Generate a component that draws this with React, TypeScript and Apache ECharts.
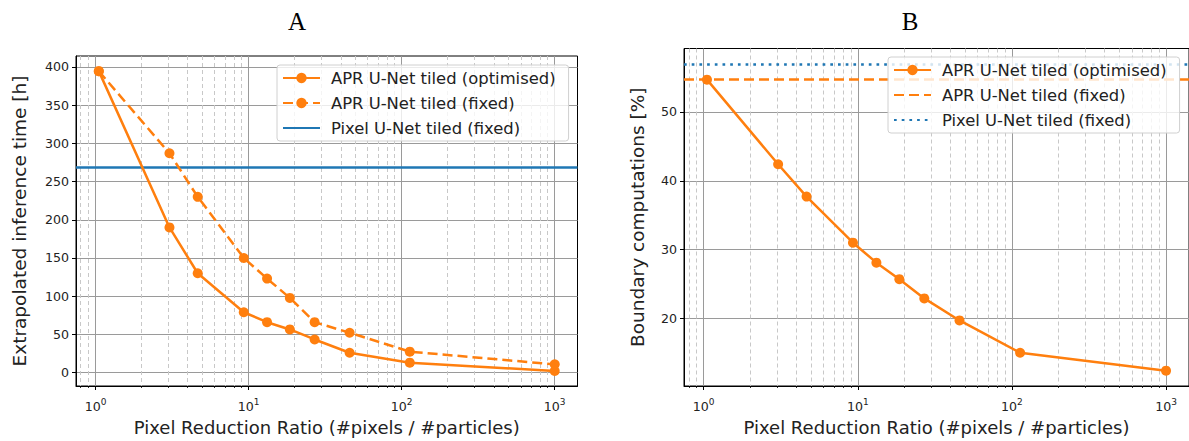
import React, { useEffect, useRef } from "react";
import * as echarts from "echarts";

// Pixel reduction ratio for each tiling configuration
const ratio = [1.05, 3.04, 4.65, 9.3, 13.2, 18.6, 27, 45.7, 113, 1000];

// Panel A: extrapolated inference time [h]
const timeOptimised = [394.5, 190, 130, 79, 66, 56.5, 43.4, 26, 13, 2.1];
const timeFixed = [394.5, 287, 230, 150, 123, 97.8, 66, 52.2, 27.4, 10.8];
const timePixel = 269;

// Panel B: boundary computations [%]
const boundaryOptimised = [54.7, 42.4, 37.7, 31.0, 28.1, 25.7, 22.9, 19.7, 15.0, 12.4];
const boundaryFixed = 54.7;
const boundaryPixel = 57.0;

// Tick positions
const decadeTicks = [1, 10, 100, 1000];
const minorTicks = [
  0.8, 0.9, 2, 3, 4, 5, 6, 7, 8, 9, 20, 30, 40, 50, 60, 70, 80, 90, 200, 300, 400, 500, 600, 700, 800, 900,
];
const timeTicks = [0, 50, 100, 150, 200, 250, 300, 350, 400];
const boundaryTicks = [20, 30, 40, 50];

const seriesNames = ["APR U-Net tiled (optimised)", "APR U-Net tiled (fixed)", "Pixel U-Net tiled (fixed)"];
// the second panel uses its own legend entries, told apart by a trailing space
const seriesNamesB = seriesNames.map((n) => n + " ");

const ORANGE = "#ff7f0e";
const BLUE = "#1f77b4";
const FONT = "'DejaVu Sans', sans-serif";
const TEXT = "#222";
const X_MIN = 0.745;
const X_MAX = 1409;

function pairs(ys: number[]) {
  return ratio.map((x, i) => [x, ys[i]]);
}

function xAxes(gridIndex: number) {
  const major = {
    type: "log",
    logBase: 10,
    gridIndex,
    position: "bottom",
    min: X_MIN,
    max: X_MAX,
    name: "Pixel Reduction Ratio (#pixels / #particles)",
    nameLocation: "middle",
    nameGap: 32,
    nameTextStyle: { fontFamily: FONT, fontSize: 18, color: TEXT },
    axisLine: { show: true, onZero: false, lineStyle: { color: "#000", width: 1 } },
    axisTick: { show: true, customValues: decadeTicks, length: 4, lineStyle: { color: "#000", width: 1 } },
    axisLabel: {
      customValues: decadeTicks,
      margin: 11,
      formatter: (v: number) => `{b|10}{e|${Math.round(Math.log10(v))}}`,
      rich: {
        b: { fontFamily: FONT, fontSize: 12.6, color: TEXT },
        e: { fontFamily: FONT, fontSize: 9, color: TEXT, padding: [0, 0, 10, 0] },
      },
    },
    splitLine: { show: true, lineStyle: { color: "#9a9a9a", width: 1 } },
  };
  const minor = {
    type: "log",
    logBase: 10,
    gridIndex,
    position: "bottom",
    min: X_MIN,
    max: X_MAX,
    axisLine: { show: false, onZero: false },
    axisTick: { show: true, customValues: minorTicks, length: 2, lineStyle: { color: "#000", width: 0.8 } },
    axisLabel: { show: false },
    splitLine: { show: true, lineStyle: { color: "#c8c8c8", width: 1, type: [4, 3] } },
  };
  return [major, minor];
}

function yAxis(gridIndex: number, min: number, max: number, ticks: number[], name: string, nameGap: number) {
  return {
    type: "value",
    gridIndex,
    min,
    max,
    name,
    nameLocation: "middle",
    nameGap,
    nameTextStyle: { fontFamily: FONT, fontSize: 18.5, color: TEXT },
    axisLine: { show: true, onZero: false, lineStyle: { color: "#000", width: 1 } },
    axisTick: { show: true, customValues: ticks, length: 4, lineStyle: { color: "#000", width: 1 } },
    axisLabel: { customValues: ticks, margin: 7, fontFamily: FONT, fontSize: 12.6, color: TEXT },
    splitLine: { show: true, lineStyle: { color: "#9a9a9a", width: 1 } },
  };
}

function hLine(name: string, xAxisIndex: number, yAxisIndex: number, value: number, color: string, type: any, width: number) {
  return {
    name,
    type: "line",
    xAxisIndex,
    yAxisIndex,
    data: [],
    symbol: "none",
    color,
    lineStyle: { color, width, type },
    markLine: {
      silent: true,
      symbol: ["none", "none"],
      label: { show: false },
      lineStyle: { color, width, type, cap: "butt" },
      data: [{ yAxis: value }],
    },
  };
}

// entries listed in `plain` are drawn with a line only, no marker
function legend(names: string[], plain: number[], left: number, top: number) {
  return {
    data: names.map((name, i) => (plain.includes(i) ? { name, itemStyle: { opacity: 0 } } : { name })),
    orient: "vertical",
    left,
    top,
    z: 20,
    itemWidth: 37,
    itemHeight: 13,
    itemGap: 9,
    padding: [5, 13, 5, 5],
    formatter: (n: string) => n.trim(),
    textStyle: { fontFamily: FONT, fontSize: 16.4, color: TEXT, padding: [0, 0, 0, 6] },
    backgroundColor: "rgba(255,255,255,0.8)",
    borderColor: "#d0d0d0",
    borderWidth: 1,
    borderRadius: 3,
  };
}

const option = {
  animation: false,
  backgroundColor: "#fff",
  graphic: [
    { type: "text", x: 297, y: 21, style: { text: "A", font: "25px 'Liberation Serif', serif", fill: "#000", align: "center", verticalAlign: "middle" } },
    { type: "text", x: 910, y: 21, style: { text: "B", font: "25px 'Liberation Serif', serif", fill: "#000", align: "center", verticalAlign: "middle" } },
  ],
  grid: [
    { left: 76, top: 56, width: 501.5, height: 331, show: true, borderColor: "#000", borderWidth: 1, backgroundColor: "transparent" },
    { left: 684, top: 48.5, width: 509, height: 338.2, show: true, borderColor: "#000", borderWidth: 1, backgroundColor: "transparent" },
  ],
  xAxis: [...xAxes(0), ...xAxes(1)],
  yAxis: [
    yAxis(0, -17.5, 414.3, timeTicks, "Extrapolated inference time [h]", 47),
    yAxis(1, 10.17, 59.23, boundaryTicks, "Boundary computations [%]", 37.5),
  ],
  legend: [legend(seriesNames, [2], 277, 65), legend(seriesNamesB, [1, 2], 888, 57)],
  series: [
    {
      name: seriesNames[0],
      type: "line",
      xAxisIndex: 0,
      yAxisIndex: 0,
      data: pairs(timeOptimised),
      color: ORANGE,
      symbol: "circle",
      symbolSize: 10,
      lineStyle: { color: ORANGE, width: 2.5 },
      z: 5,
    },
    {
      name: seriesNames[1],
      type: "line",
      xAxisIndex: 0,
      yAxisIndex: 0,
      data: pairs(timeFixed),
      color: ORANGE,
      symbol: "circle",
      symbolSize: 10,
      lineStyle: { color: ORANGE, width: 2.5, type: [10, 5] },
      z: 5,
    },
    hLine(seriesNames[2], 0, 0, timePixel, BLUE, "solid", 2.5),
    {
      name: seriesNamesB[0],
      type: "line",
      xAxisIndex: 2,
      yAxisIndex: 1,
      data: pairs(boundaryOptimised),
      color: ORANGE,
      symbol: "circle",
      symbolSize: 10,
      lineStyle: { color: ORANGE, width: 2.5 },
      z: 5,
    },
    hLine(seriesNamesB[1], 2, 1, boundaryFixed, ORANGE, [10, 5], 2.5),
    hLine(seriesNamesB[2], 2, 1, boundaryPixel, BLUE, [2.7, 5], 2.7),
  ],
};

export default function App() {
  const ref = useRef<HTMLDivElement>(null);
  useEffect(() => {
    const chart = echarts.init(ref.current!, null, { renderer: "svg" });
    chart.setOption(option as any);
    return () => chart.dispose();
  }, []);
  return (
    <div
      ref={ref}
      style={{ position: "fixed", left: 0, top: 0, width: 1189, height: 441, background: "#fff" }}
    />
  );
}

--

→ **WHAT THE TASK ASKS**: Return each line exactly as written. Any picture gets left out.

→ **RESPONSE FOR THIS EXERCISE**:
Generate a component that draws this with React, TypeScript and Apache ECharts.
import React, { useEffect, useRef } from "react";
import * as echarts from "echarts";

// Pixel reduction ratio for each tiling configuration
const ratio = [1.05, 3.04, 4.65, 9.3, 13.2, 18.6, 27, 45.7, 113, 1000];

// Panel A: extrapolated inference time [h]
const timeOptimised = [394.5, 190, 130, 79, 66, 56.5, 43.4, 26, 13, 2.1];
const timeFixed = [394.5, 287, 230, 150, 123, 97.8, 66, 52.2, 27.4, 10.8];
const timePixel = 269;

// Panel B: boundary computations [%]
const boundaryOptimised = [54.7, 42.4, 37.7, 31.0, 28.1, 25.7, 22.9, 19.7, 15.0, 12.4];
const boundaryFixed = 54.7;
const boundaryPixel = 57.0;

// Tick positions
const decadeTicks = [1, 10, 100, 1000];
const minorTicks = [
  0.8, 0.9, 2, 3, 4, 5, 6, 7, 8, 9, 20, 30, 40, 50, 60, 70, 80, 90, 200, 300, 400, 500, 600, 700, 800, 900,
];
const timeTicks = [0, 50, 100, 150, 200, 250, 300, 350, 400];
const boundaryTicks = [20, 30, 40, 50];

const seriesNames = ["APR U-Net tiled (optimised)", "APR U-Net tiled (fixed)", "Pixel U-Net tiled (fixed)"];
// the second panel uses its own legend entries, told apart by a trailing space
const seriesNamesB = seriesNames.map((n) => n + " ");

const ORANGE = "#ff7f0e";
const BLUE = "#1f77b4";
const FONT = "'DejaVu Sans', sans-serif";
const TEXT = "#222";
const X_MIN = 0.745;
const X_MAX = 1409;

function pairs(ys: number[]) {
  return ratio.map((x, i) => [x, ys[i]]);
}

function xAxes(gridIndex: number) {
  const major = {
    type: "log",
    logBase: 10,
    gridIndex,
    position: "bottom",
    min: X_MIN,
    max: X_MAX,
    name: "Pixel Reduction Ratio (#pixels / #particles)",
    nameLocation: "middle",
    nameGap: 32,
    nameTextStyle: { fontFamily: FONT, fontSize: 18, color: TEXT },
    axisLine: { show: true, onZero: false, lineStyle: { color: "#000", width: 1 } },
    axisTick: { show: true, customValues: decadeTicks, length: 4, lineStyle: { color: "#000", width: 1 } },
    axisLabel: {
      customValues: decadeTicks,
      margin: 11,
      formatter: (v: number) => `{b|10}{e|${Math.round(Math.log10(v))}}`,
      rich: {
        b: { fontFamily: FONT, fontSize: 12.6, color: TEXT },
        e: { fontFamily: FONT, fontSize: 9, color: TEXT, padding: [0, 0, 10, 0] },
      },
    },
    splitLine: { show: true, lineStyle: { color: "#9a9a9a", width: 1 } },
  };
  const minor = {
    type: "log",
    logBase: 10,
    gridIndex,
    position: "bottom",
    min: X_MIN,
    max: X_MAX,
    axisLine: { show: false, onZero: false },
    axisTick: { show: true, customValues: minorTicks, length: 2, lineStyle: { color: "#000", width: 0.8 } },
    axisLabel: { show: false },
    splitLine: { show: true, lineStyle: { color: "#c8c8c8", width: 1, type: [4, 3] } },
  };
  return [major, minor];
}

function yAxis(gridIndex: number, min: number, max: number, ticks: number[], name: string, nameGap: number) {
  return {
    type: "value",
    gridIndex,
    min,
    max,
    name,
    nameLocation: "middle",
    nameGap,
    nameTextStyle: { fontFamily: FONT, fontSize: 18.5, color: TEXT },
    axisLine: { show: true, onZero: false, lineStyle: { color: "#000", width: 1 } },
    axisTick: { show: true, customValues: ticks, length: 4, lineStyle: { color: "#000", width: 1 } },
    axisLabel: { customValues: ticks, margin: 7, fontFamily: FONT, fontSize: 12.6, color: TEXT },
    splitLine: { show: true, lineStyle: { color: "#9a9a9a", width: 1 } },
  };
}

function hLine(name: string, xAxisIndex: number, yAxisIndex: number, value: number, color: string, type: any, width: number) {
  return {
    name,
    type: "line",
    xAxisIndex,
    yAxisIndex,
    data: [],
    symbol: "none",
    color,
    lineStyle: { color, width, type },
    markLine: {
      silent: true,
      symbol: ["none", "none"],
      label: { show: false },
      lineStyle: { color, width, type, cap: "butt" },
      data: [{ yAxis: value }],
    },
  };
}

// entries listed in `plain` are drawn with a line only, no marker
function legend(names: string[], plain: number[], left: number, top: number) {
  return {
    data: names.map((name, i) => (plain.includes(i) ? { name, itemStyle: { opacity: 0 } } : { name })),
    orient: "vertical",
    left,
    top,
    z: 20,
    itemWidth: 37,
    itemHeight: 13,
    itemGap: 9,
    padding: [5, 13, 5, 5],
    formatter: (n: string) => n.trim(),
    textStyle: { fontFamily: FONT, fontSize: 16.4, color: TEXT, padding: [0, 0, 0, 6] },
    backgroundColor: "rgba(255,255,255,0.8)",
    borderColor: "#d0d0d0",
    borderWidth: 1,
    borderRadius: 3,
  };
}

const option = {
  animation: false,
  backgroundColor: "#fff",
  graphic: [
    { type: "text", x: 297, y: 21, style: { text: "A", font: "25px 'Liberation Serif', serif", fill: "#000", align: "center", verticalAlign: "middle" } },
    { type: "text", x: 910, y: 21, style: { text: "B", font: "25px 'Liberation Serif', serif", fill: "#000", align: "center", verticalAlign: "middle" } },
  ],
  grid: [
    { left: 76, top: 56, width: 501.5, height: 331, show: true, borderColor: "#000", borderWidth: 1, backgroundColor: "transparent" },
    { left: 684, top: 48.5, width: 509, height: 338.2, show: true, borderColor: "#000", borderWidth: 1, backgroundColor: "transparent" },
  ],
  xAxis: [...xAxes(0), ...xAxes(1)],
  yAxis: [
    yAxis(0, -17.5, 414.3, timeTicks, "Extrapolated inference time [h]", 47),
    yAxis(1, 10.17, 59.23, boundaryTicks, "Boundary computations [%]", 37.5),
  ],
  legend: [legend(seriesNames, [2], 277, 65), legend(seriesNamesB, [1, 2], 888, 57)],
  series: [
    {
      name: seriesNames[0],
      type: "line",
      xAxisIndex: 0,
      yAxisIndex: 0,
      data: pairs(timeOptimised),
      color: ORANGE,
      symbol: "circle",
      symbolSize: 10,
      lineStyle: { color: ORANGE, width: 2.5 },
      z: 5,
    },
    {
      name: seriesNames[1],
      type: "line",
      xAxisIndex: 0,
      yAxisIndex: 0,
      data: pairs(timeFixed),
      color: ORANGE,
      symbol: "circle",
      symbolSize: 10,
      lineStyle: { color: ORANGE, width: 2.5, type: [10, 5] },
      z: 5,
    },
    hLine(seriesNames[2], 0, 0, timePixel, BLUE, "solid", 2.5),
    {
      name: seriesNamesB[0],
      type: "line",
      xAxisIndex: 2,
      yAxisIndex: 1,
      data: pairs(boundaryOptimised),
      color: ORANGE,
      symbol: "circle",
      symbolSize: 10,
      lineStyle: { color: ORANGE, width: 2.5 },
      z: 5,
    },
    hLine(seriesNamesB[1], 2, 1, boundaryFixed, ORANGE, [10, 5], 2.5),
    hLine(seriesNamesB[2], 2, 1, boundaryPixel, BLUE, [2.7, 5], 2.7),
  ],
};

export default function App() {
  const ref = useRef<HTMLDivElement>(null);
  useEffect(() => {
    const chart = echarts.init(ref.current!, null, { renderer: "svg" });
    chart.setOption(option as any);
    return () => chart.dispose();
  }, []);
  return (
    <div
      ref={ref}
      style={{ position: "fixed", left: 0, top: 0, width: 1189, height: 441, background: "#fff" }}
    />
  );
}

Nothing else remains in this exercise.